The second attempt proved to be more successful and the life-saving crew brought back two sailors. Napier and his crew went out for a third trip when their boat became completely swamped with water. The rescue of the remaining crew seemed impossible, but Napier and his crewmen bailed the boat as they continued to battle breaking seas and again reached the vessel taking off two more men from the D. G. Williams.
On the fourth attempt Napier and his crew were thrown out of the boat during a surge of waves, and one of his legs was seriously inured. As one of the men safely swam ashore Napier was able to pull himself towards the rescue boat from a line that a crewmember threw to him. Napier, now battling his leg injury along with the harsh seas, succeeded in righting his boat and brought it alongside the schooner. The remaining two men were taken aboard and finally, after every last effort was made, the crew of the D. G. Williams was joined together safely ashore.

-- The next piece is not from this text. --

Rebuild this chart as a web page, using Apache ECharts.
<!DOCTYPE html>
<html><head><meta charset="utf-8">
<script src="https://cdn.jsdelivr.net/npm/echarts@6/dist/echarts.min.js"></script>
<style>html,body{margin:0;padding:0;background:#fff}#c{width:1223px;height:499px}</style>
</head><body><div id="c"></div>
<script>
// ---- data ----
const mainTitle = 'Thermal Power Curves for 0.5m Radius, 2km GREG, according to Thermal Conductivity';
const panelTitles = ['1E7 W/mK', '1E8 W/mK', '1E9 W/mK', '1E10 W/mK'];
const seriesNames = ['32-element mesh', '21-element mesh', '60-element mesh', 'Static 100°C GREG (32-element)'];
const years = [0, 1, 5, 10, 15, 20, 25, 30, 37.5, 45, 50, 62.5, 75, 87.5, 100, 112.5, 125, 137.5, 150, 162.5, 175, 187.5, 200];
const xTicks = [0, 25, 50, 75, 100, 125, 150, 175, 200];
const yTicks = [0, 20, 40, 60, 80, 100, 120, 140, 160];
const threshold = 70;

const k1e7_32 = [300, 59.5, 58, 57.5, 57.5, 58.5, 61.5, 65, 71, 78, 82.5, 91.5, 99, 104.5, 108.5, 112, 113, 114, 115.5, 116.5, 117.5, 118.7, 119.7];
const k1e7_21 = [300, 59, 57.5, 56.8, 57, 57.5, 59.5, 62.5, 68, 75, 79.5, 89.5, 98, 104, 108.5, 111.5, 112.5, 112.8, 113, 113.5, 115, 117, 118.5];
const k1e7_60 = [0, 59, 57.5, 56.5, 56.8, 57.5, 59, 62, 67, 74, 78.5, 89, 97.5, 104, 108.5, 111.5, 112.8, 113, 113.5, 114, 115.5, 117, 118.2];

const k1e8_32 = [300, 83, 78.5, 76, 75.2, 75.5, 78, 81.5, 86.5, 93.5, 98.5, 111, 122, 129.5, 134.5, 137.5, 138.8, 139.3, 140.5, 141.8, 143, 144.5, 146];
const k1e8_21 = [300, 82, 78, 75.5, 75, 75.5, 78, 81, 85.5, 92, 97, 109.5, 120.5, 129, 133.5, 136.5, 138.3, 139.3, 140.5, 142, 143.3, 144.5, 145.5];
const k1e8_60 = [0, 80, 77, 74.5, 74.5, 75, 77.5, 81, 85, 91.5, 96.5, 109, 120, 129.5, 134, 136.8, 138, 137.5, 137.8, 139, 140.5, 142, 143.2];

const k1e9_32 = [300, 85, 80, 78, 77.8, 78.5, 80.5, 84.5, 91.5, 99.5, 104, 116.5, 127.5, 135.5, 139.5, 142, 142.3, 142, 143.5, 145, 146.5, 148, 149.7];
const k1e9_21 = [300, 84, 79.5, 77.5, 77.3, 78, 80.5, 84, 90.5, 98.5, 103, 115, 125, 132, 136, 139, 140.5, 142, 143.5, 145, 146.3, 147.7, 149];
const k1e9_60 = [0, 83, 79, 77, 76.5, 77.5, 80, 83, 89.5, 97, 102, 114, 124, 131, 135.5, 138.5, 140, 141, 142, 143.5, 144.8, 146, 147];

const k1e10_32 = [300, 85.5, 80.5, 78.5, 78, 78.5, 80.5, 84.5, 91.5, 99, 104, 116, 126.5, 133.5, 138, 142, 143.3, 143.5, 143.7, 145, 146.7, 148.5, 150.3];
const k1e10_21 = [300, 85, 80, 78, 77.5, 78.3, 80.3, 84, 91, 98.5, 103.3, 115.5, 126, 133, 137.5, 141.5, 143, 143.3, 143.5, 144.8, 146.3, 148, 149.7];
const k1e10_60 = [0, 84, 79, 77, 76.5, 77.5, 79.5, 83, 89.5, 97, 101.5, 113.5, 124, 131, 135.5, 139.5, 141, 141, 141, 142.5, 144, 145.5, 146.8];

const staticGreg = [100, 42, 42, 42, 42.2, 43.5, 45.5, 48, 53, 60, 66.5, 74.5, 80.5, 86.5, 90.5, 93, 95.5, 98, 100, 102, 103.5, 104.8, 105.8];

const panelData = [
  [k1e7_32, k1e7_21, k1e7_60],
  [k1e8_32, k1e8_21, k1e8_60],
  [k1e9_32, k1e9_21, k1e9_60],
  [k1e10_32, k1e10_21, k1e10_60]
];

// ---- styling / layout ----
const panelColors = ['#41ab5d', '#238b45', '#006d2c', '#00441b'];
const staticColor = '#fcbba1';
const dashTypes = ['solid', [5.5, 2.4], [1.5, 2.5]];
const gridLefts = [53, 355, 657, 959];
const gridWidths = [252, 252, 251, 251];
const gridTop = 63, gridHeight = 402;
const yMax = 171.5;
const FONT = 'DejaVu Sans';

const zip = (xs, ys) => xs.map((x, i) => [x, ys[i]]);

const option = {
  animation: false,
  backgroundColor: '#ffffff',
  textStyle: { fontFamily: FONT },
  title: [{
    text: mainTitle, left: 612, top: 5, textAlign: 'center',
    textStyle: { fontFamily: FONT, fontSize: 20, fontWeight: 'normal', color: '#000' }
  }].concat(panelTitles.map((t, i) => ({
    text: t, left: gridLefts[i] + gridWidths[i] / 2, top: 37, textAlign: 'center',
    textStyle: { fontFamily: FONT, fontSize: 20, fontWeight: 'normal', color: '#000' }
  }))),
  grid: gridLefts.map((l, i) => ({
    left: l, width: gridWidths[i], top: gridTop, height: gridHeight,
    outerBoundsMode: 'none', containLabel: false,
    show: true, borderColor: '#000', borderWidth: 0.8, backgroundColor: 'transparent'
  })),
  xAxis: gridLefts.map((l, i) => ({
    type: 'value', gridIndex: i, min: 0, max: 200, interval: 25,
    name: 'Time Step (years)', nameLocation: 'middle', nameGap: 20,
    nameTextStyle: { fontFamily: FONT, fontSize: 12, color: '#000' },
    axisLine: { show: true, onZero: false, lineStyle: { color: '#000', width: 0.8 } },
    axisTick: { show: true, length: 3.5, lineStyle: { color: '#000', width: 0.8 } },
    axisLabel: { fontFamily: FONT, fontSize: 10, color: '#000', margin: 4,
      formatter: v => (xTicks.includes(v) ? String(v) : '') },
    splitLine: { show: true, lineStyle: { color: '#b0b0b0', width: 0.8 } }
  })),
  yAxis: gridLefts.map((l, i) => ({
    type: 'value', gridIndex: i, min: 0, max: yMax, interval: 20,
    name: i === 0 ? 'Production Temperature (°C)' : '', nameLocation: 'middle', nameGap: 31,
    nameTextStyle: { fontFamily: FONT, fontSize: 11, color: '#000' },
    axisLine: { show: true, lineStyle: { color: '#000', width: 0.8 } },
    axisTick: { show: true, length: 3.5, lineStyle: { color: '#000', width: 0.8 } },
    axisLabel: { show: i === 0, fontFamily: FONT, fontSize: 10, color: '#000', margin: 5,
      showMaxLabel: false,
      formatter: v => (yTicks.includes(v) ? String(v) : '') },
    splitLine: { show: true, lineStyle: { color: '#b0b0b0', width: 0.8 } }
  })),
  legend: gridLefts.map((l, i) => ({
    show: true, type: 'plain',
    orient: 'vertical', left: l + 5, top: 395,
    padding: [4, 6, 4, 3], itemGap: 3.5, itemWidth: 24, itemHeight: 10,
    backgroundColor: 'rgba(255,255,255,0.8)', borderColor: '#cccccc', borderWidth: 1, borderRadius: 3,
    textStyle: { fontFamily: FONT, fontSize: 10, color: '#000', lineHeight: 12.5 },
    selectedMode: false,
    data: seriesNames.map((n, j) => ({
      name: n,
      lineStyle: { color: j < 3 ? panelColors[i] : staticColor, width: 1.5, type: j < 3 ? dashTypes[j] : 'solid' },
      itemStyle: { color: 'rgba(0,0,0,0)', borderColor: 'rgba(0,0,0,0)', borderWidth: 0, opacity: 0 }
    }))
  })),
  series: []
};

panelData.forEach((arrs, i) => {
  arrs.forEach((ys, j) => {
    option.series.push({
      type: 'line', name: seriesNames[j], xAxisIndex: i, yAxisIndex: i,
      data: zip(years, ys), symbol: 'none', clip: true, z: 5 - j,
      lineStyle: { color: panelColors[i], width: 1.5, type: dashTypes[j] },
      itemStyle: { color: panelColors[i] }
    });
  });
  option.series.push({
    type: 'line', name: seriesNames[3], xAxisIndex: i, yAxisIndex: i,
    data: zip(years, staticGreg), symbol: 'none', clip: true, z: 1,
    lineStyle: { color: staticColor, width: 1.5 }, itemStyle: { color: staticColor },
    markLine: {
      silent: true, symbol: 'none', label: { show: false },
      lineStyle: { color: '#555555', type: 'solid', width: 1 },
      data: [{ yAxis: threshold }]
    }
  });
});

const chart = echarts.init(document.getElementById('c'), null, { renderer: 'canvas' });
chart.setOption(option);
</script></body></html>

A special place in the Coast Guard’s history
In 1855, the federal government began a program to provide port cities equipment to be used during maritime emergencies. St. Joseph, Mich. was a busy port on the Great Lakes and was among the first Great Lakes cities to be designated for a Life-Saving station.
During the early years, the station was just a boathouse and was manned by local townspeople who volunteered whenever they were needed. The station’s commander, or keeper, lived on the site year-round. Because there was a need for skilled and committed rescuers the surfmen were taken into the Life-Saving Service as paid employees in 1877.
Napier was appointed the keeper of the station and was responsible for training a crew of six surfmen to man the station. The station officially began operating in spring of 1877, but Napier and his crew began training in 1876 and are known to rescue those in peril late in that year.
“Joseph Napier continues to serve as an inspiration not only to this crew but also to the community,” said Chief Adam Kane, Officer in Charge of Motor Life Boat Station St. Joseph, the Coast Guard Station that resides in the same place as the old Life-Saving Station. “Since taking command of this unit in June citizens of St. Joseph have educated me on the history of his accomplishments and the dedication he showed during his storied career as a lifesaver. The stories of his heroic rescues’ serves as motivation to the past and current Guardians of Coast Guard Station St. Joseph.”
More than 134 years after the Life-Saving station was established with Napier as keeper, the Coast Guard continues to operate along the shores of the Great Lakes. While the station’s response boats are more capable than their predecessors, and their crews are no longer local volunteers but men and women from all over the United States, their dedication to the mission and the community remains steadfast.